基于逻辑回归的金融数据分类系统的设计与实现
发布时间:2018-04-05 01:23
本文选题:文本分类 切入点:逻辑回归 出处:《山东大学》2017年硕士论文
【摘要】:近半个世纪,伴随着人类进入大数据时代,计算机多媒体技术得到快速而惊人的飞速发展。与之相伴的是,各种图像和文本数据库中存储的有价值信息日新月异,金融类的新闻、公告和资讯等数据对于关心市场变化和热衷于投资的人们来说有着极其重要的参考价值。然而金融数据的来源广泛、种类繁杂,对于人们想直接找到最关注的信息带来了很大的困扰。

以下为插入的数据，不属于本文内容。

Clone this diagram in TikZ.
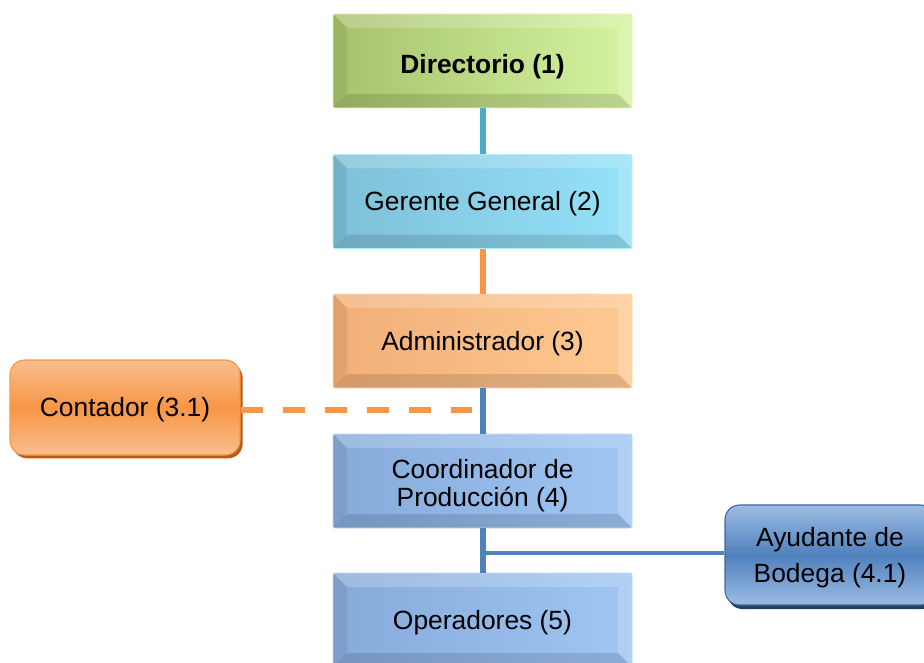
\documentclass[tikz,border=0pt]{standalone}
\usepackage{fontspec}
\setmainfont{Liberation Sans}
\usetikzlibrary{shadows}
\definecolor{grnL}{HTML}{A6C26C}
\definecolor{grnR}{HTML}{D6F3A0}
\definecolor{cyaL}{HTML}{7EC0D8}
\definecolor{cyaR}{HTML}{94E2F9}
\definecolor{orgL}{HTML}{F2AE78}
\definecolor{orgR}{HTML}{FECA92}
\definecolor{bluL}{HTML}{86AAD9}
\definecolor{bluR}{HTML}{A0C6F4}
\definecolor{lineTeal}{HTML}{4BACC6}
\definecolor{lineOrg}{HTML}{F79646}
\definecolor{lineBlu}{HTML}{4F81BD}
\definecolor{ctaMid}{HTML}{F79646}
\definecolor{ctaEdge}{HTML}{F9BE8E}
\definecolor{ctaShadow}{HTML}{B85A12}
\definecolor{ayuMid}{HTML}{4F81BD}
\definecolor{ayuEdge}{HTML}{9DBCE2}
\definecolor{ayuShadow}{HTML}{243F60}
\tikzset{
  bevel/.style={rectangle, minimum width=224.25pt, minimum height=70.5pt, inner sep=0pt,
    align=center, font=\fontsize{19.8}{21}\selectfont, rounded corners=1.5pt,
    text height=14.2pt, text depth=0pt,
    path picture={
      \fill[white,opacity=0.2] (path picture bounding box.north west) -- (path picture bounding box.north east)
        -- ([xshift=-10.5pt,yshift=-10.5pt]path picture bounding box.north east)
        -- ([xshift=10.5pt,yshift=-10.5pt]path picture bounding box.north west) -- cycle;
      \fill[white,opacity=0.18] (path picture bounding box.north east) -- (path picture bounding box.south east)
        -- ([xshift=-10.5pt,yshift=10.5pt]path picture bounding box.south east)
        -- ([xshift=-10.5pt,yshift=-10.5pt]path picture bounding box.north east) -- cycle;
      \fill[black,opacity=0.07] (path picture bounding box.north west) -- (path picture bounding box.south west)
        -- ([xshift=10.5pt,yshift=10.5pt]path picture bounding box.south west)
        -- ([xshift=10.5pt,yshift=-10.5pt]path picture bounding box.north west) -- cycle;
      \fill[black,opacity=0.12] (path picture bounding box.south west) -- (path picture bounding box.south east)
        -- ([xshift=-10.5pt,yshift=10.5pt]path picture bounding box.south east)
        -- ([xshift=10.5pt,yshift=10.5pt]path picture bounding box.south west) -- cycle;
    }},
  rbox/.style={rectangle, rounded corners=11pt, inner sep=0pt, align=center,
    font=\fontsize{19.8}{21}\selectfont, line width=0.8pt},
  vline/.style={line width=4.5pt},
}
\begin{document}
\begin{tikzpicture}[x=0.75pt,y=-0.75pt]
\useasboundingbox (0,0) rectangle (924,663);

\node[bevel, left color=grnL, right color=grnR, draw=grnR!80!white, font=\fontsize{19.8}{21}\selectfont\bfseries, text height=18.7pt] (dir) at (482.5,61) {Directorio (1)};
\node[bevel, left color=cyaL, right color=cyaR, draw=cyaR!70!white] (ger) at (482.5,201.5) {Gerente General (2)};
\node[bevel, left color=orgL, right color=orgR, draw=orgR!70!white] (adm) at (482.5,341) {Administrador (3)};
\node[bevel, left color=bluL, right color=bluR, draw=bluR!70!white, text height=38.2pt, text depth=0pt] (coo) at (482.5,481) {Coordinador de\\Producción (4)};
\node[bevel, left color=bluL, right color=bluR, draw=bluR!70!white] (ope) at (482.5,620) {Operadores (5)};

\node[rbox, minimum width=172.5pt, minimum height=71.25pt, top color=ctaEdge, bottom color=ctaEdge, middle color=ctaMid, draw=lineOrg,
  text height=14.2pt, text depth=0pt,
  drop shadow={shadow xshift=2pt, shadow yshift=-2.5pt, fill=ctaShadow, opacity=1}] (con) at (125,407.5) {Contador (3.1)};
\node[rbox, minimum width=157.5pt, minimum height=75pt, top color=ayuEdge, bottom color=ayuEdge, middle color=ayuMid, draw=lineBlu!80!black,
  drop shadow={shadow xshift=2pt, shadow yshift=-3pt, fill=ayuShadow, opacity=1},
  text height=41.2pt, text depth=0pt,
  font=\fontsize{19.8}{27}\selectfont] (ayu) at (830,555) {Ayudante de\\Bodega (4.1)};

\draw[vline, lineTeal] (dir.south) -- (ger.north);
\draw[vline, lineOrg] (ger.south) -- (adm.north);
\draw[vline, lineBlu] (adm.south) -- (coo.north);
\draw[vline, lineBlu] (coo.south) -- (ope.north);

\coordinate (dashEnd) at (472,410);
\coordinate (ayuJoin) at (480.25,553);
\draw[line width=4.5pt, lineOrg, dash pattern=on 16.5pt off 15pt] (con.east |- dashEnd) -- (dashEnd);
\draw[line width=3pt, lineBlu] (ayuJoin) -- (ayu.west |- ayuJoin);
\end{tikzpicture}
\end{document}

因此如何对海量的金融数据进行有效而精确快速的管理与检索成为新时期的重大挑战,金融数据的分类问题成为迎接这个挑战的所需要处理的核心问题。金融数据分类平台可以实现对互联网中存在的金融数据做到实时收集并快速的分到准确的类别,可以高效的处理海量的文本信息,有极高的实用价值。分类系统是金融数据分类平台中的一个核心部件,它能够通过对样本数据处理和训练得到性能优越的分类器,并将分类器作用于实时数据的处理,能够很好的实现金融数据分类平台的分类功能,有很好的应用价值。根据以上介绍的背景,本文所要解决的问题是对海量的金融类文本数据实现快速高效的自动分类。通过对金融数据类别的市场需求调研,确定了常用的18个类别为最终的分类结果。本文的主要工作是完成对金融数据分类系统的设计与实现,结合金融数据中专有名词较多、特征较为明显的特点,本文采用逻辑回归算法实现对分类器的构造,将样本数据经过预处理后得到训练样本和测试样本,对训练样本进行特征提取、特征加权、特征向量化,传入逻辑回归模型训练得到分类器,用测试样本测试分类器的分类效果并根据评价结果进一步优化分类器,最终把分类器应用到对实际的金融数据分类。金融数据分类系统可应用在相关的门户网站和数据分类平台,实现对金融类的新闻、公告、资讯等文本数据的自动分类,也可以应用于公司或个人对大量金融类文本的信息管理,帮助用户快速定位到最想要获取的相关内容,有非常好的应用价值。金融数据分类系统实现对数据的分类可以作为金融类信息检索和数据挖掘的基础,进一步提高信息的利用率。本文提出的金融数据分类系统经过测试,有很好的分类效果,有非常好的应用前景。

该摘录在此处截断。